The industry’s view of greenhouse gas (GHG) emissions and air pollutants associated with different shipping fuels depends on how organizations like the International Maritime Organization (IMO) analyze them. However, the climate and health impacts of a fuel do not change depending on the emissions analysis chosen.
Well-to-wake emissions analysis is similar to well-to-wheel emissions analysis for road vehicles and is also known as life cycle analysis. It includes emissions related to every stage in the life cycle of a fuel — from its production until it is used to fuel a vessel.
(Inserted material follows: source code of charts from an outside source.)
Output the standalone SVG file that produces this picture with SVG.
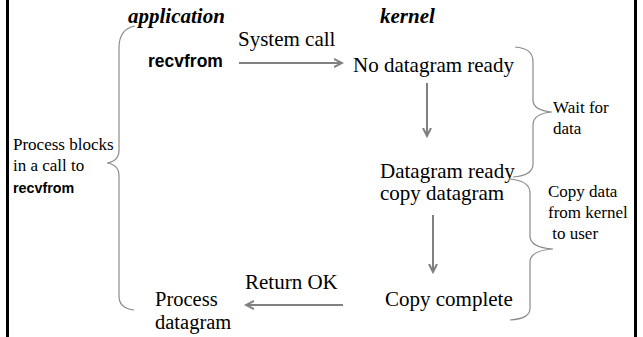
<svg xmlns="http://www.w3.org/2000/svg" width="643" height="337" viewBox="0 0 643 337">
<style>
.s{font-family:'Liberation Serif','Times New Roman',Tinos,'DejaVu Serif',serif;fill:#000}
.h{font-family:'Liberation Serif','Times New Roman',Tinos,'DejaVu Serif',serif;font-weight:bold;font-style:italic;font-size:21px;fill:#000}
.c{font-family:'Liberation Sans',Arial,sans-serif;font-weight:bold;fill:#000}
.arr{stroke:#808080;stroke-width:2;fill:none}
.br{stroke:#8a8a8a;stroke-width:1.2;fill:none}
.bd{stroke:#000;stroke-width:3}
</style>
<defs>
<marker id="ah" markerWidth="10" markerHeight="10" refX="8" refY="5" orient="auto" markerUnits="userSpaceOnUse">
<path d="M0,1 L8,5 L0,9" stroke="#808080" stroke-width="2" fill="none"/>
</marker>
</defs>
<line class="bd" x1="7.5" y1="0" x2="7.5" y2="337"/>
<line class="bd" x1="635.5" y1="0" x2="635.5" y2="337"/>
<g id="headers">
<text class="h" font-family="Liberation Serif, serif" x="128" y="23">application</text>
<text class="h" font-family="Liberation Serif, serif" x="380" y="23">kernel</text>
</g>
<g id="recvfrom-call">
<text class="c" x="148" y="67" font-size="17.5">recvfrom</text>
</g>
<g id="no-datagram">
<text class="s" font-family="Liberation Serif, serif" x="353" y="72" font-size="21">No datagram ready</text>
</g>
<g id="datagram-ready">
<text class="s" font-family="Liberation Serif, serif" x="380" y="178" font-size="21">Datagram ready</text>
<text class="s" font-family="Liberation Serif, serif" x="380" y="200" font-size="21">copy datagram</text>
</g>
<g id="copy-complete">
<text class="s" font-family="Liberation Serif, serif" x="385" y="306" font-size="21">Copy complete</text>
</g>
<g id="process-datagram">
<text class="s" font-family="Liberation Serif, serif" x="155" y="306" font-size="20.5">Process</text>
<text class="s" font-family="Liberation Serif, serif" x="155" y="329" font-size="20.5">datagram</text>
</g>
<g id="connectors">
<line class="arr" x1="239" y1="63" x2="342" y2="63" marker-end="url(#ah)"/>
<text class="s" font-family="Liberation Serif, serif" x="238" y="46" font-size="21">System call</text>
<line class="arr" x1="427" y1="83" x2="427" y2="136" marker-end="url(#ah)"/>
<line class="arr" x1="433" y1="215" x2="433" y2="272" marker-end="url(#ah)"/>
<line class="arr" x1="343" y1="305" x2="246" y2="305" marker-end="url(#ah)"/>
<text class="s" font-family="Liberation Serif, serif" x="245" y="289" font-size="21">Return OK</text>
</g>
<g id="brace-left">
<path class="br" d="M135,26 C124,28 119,36 119,48 L119,150 C119,158 114,162 107,163 C114,164 119,168 119,176 L119,296 C119,304 124,309 134,310"/>
<text class="s" font-family="Liberation Serif, serif" x="13" y="150" font-size="17">Process blocks</text>
<text class="s" font-family="Liberation Serif, serif" x="13" y="171" font-size="17">in a call to</text>
<text class="c" x="13" y="193" font-size="14.3">recvfrom</text>
</g>
<g id="brace-wait">
<path class="br" d="M515,47 C527,48 533,52 533,62 L533,100 C533,107 540,111 552,112 C540,113 533,117 533,125 L533,164 C533,172 526,176 513,177"/>
<text class="s" font-family="Liberation Serif, serif" x="553" y="113" font-size="17">Wait for</text>
<text class="s" font-family="Liberation Serif, serif" x="553" y="134" font-size="17">data</text>
</g>
<g id="brace-copy">
<path class="br" d="M509,179 C523,180 530,184 530,193 L530,236 C530,244 538,248 553,249 C538,250 530,254 530,262 L530,308 C530,316 523,319 510,320"/>
<text class="s" font-family="Liberation Serif, serif" x="548" y="197" font-size="17">Copy data</text>
<text class="s" font-family="Liberation Serif, serif" x="548" y="218" font-size="17">from kernel</text>
<text class="s" font-family="Liberation Serif, serif" x="548" y="239" font-size="17" xml:space="preserve"> to user</text>
</g>
</svg>
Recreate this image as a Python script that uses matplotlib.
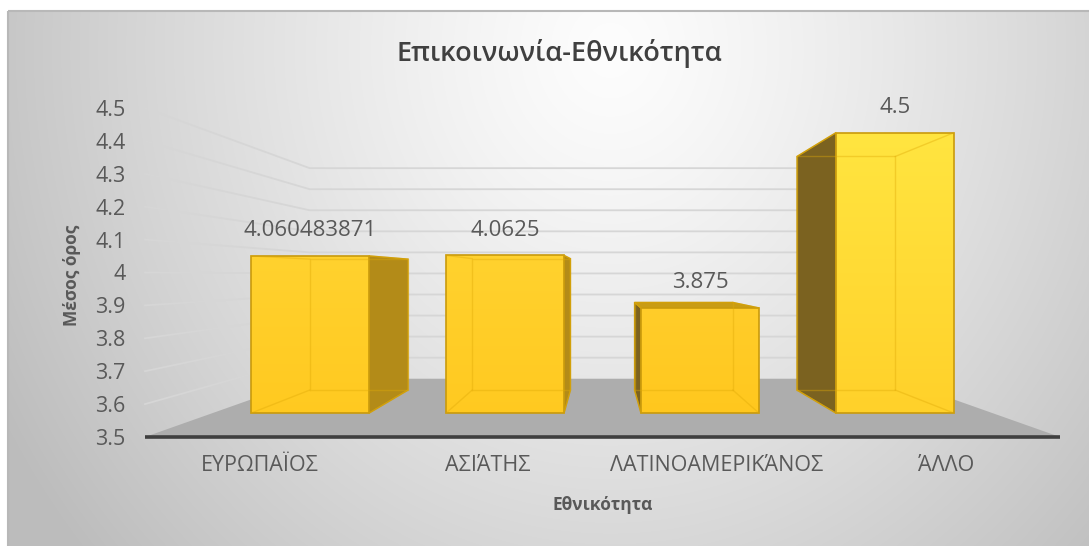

A shipping fuel can be classified as carbon-neutral in this approach and still release tailpipe emissions if its overall carbon emissions are net-zero when considering the entire life cycle of the fuel.
Many experts argue that this is the only way to accurately measure the climate and health impacts of a fuel. However, many in the shipping industry push for the tank-to-wake or tank-to-wheel approach to measure emissions.
This approach takes into account the emissions that result from burning or using a fuel once it is already in the tank. How a fuel is produced and transported to get to a vessel’s tank is not included in this analysis.
To qualify as a carbon-neutral fuel using this approach, the fuel has to have zero tailpipe emissions. Battery-electric and hydrogen are two of the most common zero-tailpipe-emissions fuels considered when taking a tank-to-wake approach.
A fuel such as renewable natural gas that can be carbon-negative over its life cycle would not qualify as carbon-neutral using this approach since natural gas emits GHGs as it powers a vessel.
Why does the difference matter?
The short answer is that completely different alternative fuels could be favored and subsidized depending on the emissions analysis used.
Using a tank-to-wake approach could misrepresent the total climate and health impacts of shipping fuels. While carbon-neutral tank-to-wake fuels such as hydrogen produce zero tailpipe emissions, the way hydrogen is produced has a large impact on its life cycle emissions.
The majority of hydrogen today, 95% according to the U.S. Department of Energy, is gray hydrogen; it is produced using natural gas and releases GHGs in the process. Green hydrogen is produced using renewable electricity to separate water into hydrogen and oxygen, releasing oxygen as the only byproduct.
Using a tank-to-wake approach, all hydrogen, whether produced using natural gas or renewable electricity, would be viewed as a carbon-neutral fuel because it doesn’t release GHGs when it’s used to power a vessel.
Some experts view this as inaccurate because gray hydrogen still results in GHG emissions — it just happens during production before the fuel gets to the tank.
Using a well-to-wake approach, green hydrogen would be a carbon-neutral fuel and gray hydrogen would not.
The IMO has been debating whether to take a tank-to-wake or well-to-wake approach when it comes to approving carbon-neutral fuels for the future.
“Right now, the IMO says that our authority or responsibility is for emissions on a tank-to-wake basis,” Gregory Dolan, CEO at the Methanol Institute, told FreightWaves. “If they’re looking at achieving their GHG ambitions, and it’s just a tank-to-wake basis, that means for the ship operator, you can only use the zero-carbon fuels, which would be ammonia or hydrogen or batteries.
“But the interesting thing there is that there’s no obligation that that ammonia or hydrogen is coming from renewable feedstocks. It can be produced from natural gas because their obligation stops when it gets into the tank. If we look at the GHG ambition from a well-to-wake basis, then you have the ability to bring the whole fuel chain into the discussion to provide low-carbon and net-carbon-neutral fuels for the shipping sector, which makes a lot more sense,” Dolan said.
Dolan noted that it doesn’t make sense to disqualify carbon-neutral fuels such as renewable natural gas or renewable methanol because they have the ability to reduce shipping emissions now, while the industry waits for zero-emission fuel technology to catch up.
“We need to make sure that the IMO policy framework doesn’t preclude you from using net-carbon-neutral fuels in the future,” Dolan said.